Mystical experiences can also be classified into two areas. Firstly, the extrovertive variety is outward looking, and the plurality of objects are transfigured into a single entity. An example of an extrovertive mystic is Martin Buber. In his book Ich Es Ich Du he encourages people to engage with the wider world without agenda and seeking only to understand and form relationship, what he termed an ‘I-thou’ relationship. Secondly, mysticism can be introvertive – inward looking – when the person loses their identity as a separate individual and slowly merges into the divine unity. An example of an introvertive mystic is Teresa of Avila. Whenever she had mystical experiences, she wrote, “When I return to myself, it is wholly impossible for me to doubt that I have been in God, and God in me.”
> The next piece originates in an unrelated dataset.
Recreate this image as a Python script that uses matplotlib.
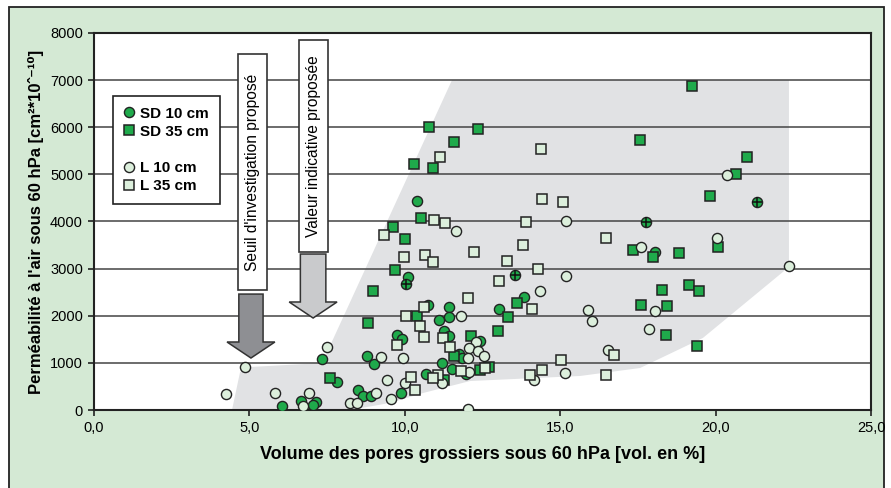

William James wrote that there are four qualities that make up religious experience. Firstly, ineffability means that the experience is unlike anything else the person has experienced, and cannot be conveyed to others.
Then there is a noetic quality, meaning the person gains an insight into truths unobtainable by the intellect alone – they are revelations of eternal truths. Thirdly, religious experiences are transient. They do not last for long, usually half an hour or so. Though they are remembered, they are imperfectly recalled, but recognised if they reoccur – the recipient usually feels a profound sense of the importance of the experience. Finally, religious experiences, especially mystical kinds, are passive. Mystical states can be helped by such things as “fixing the attention” or “going through certain bodily movements”, but when the state occurs, the mystic feels as if they are taken over by a superior power. This can result in a phenomena that suggests alternative personality states, such as prophetic speech, speaking in tongues.
The scholar Rudolf Otto wrote about numinosity in religious experience. This is when the person feels as if they are in the presence of an awesome power and yet they feel distinctly separate from it. However, some theologians are unhappy about such a concept being used to refer to the experience of God since it makes religion impersonal.
Overall, religious experience is central to any religion and has been the basis of the establishing of many major religions, such as Christianity and Islam. It has a purpose of affirming God’s existence and engendering belief. To quote Joseph Barbera, “I'm anything but immune to the power and the majesty of the religious experience.”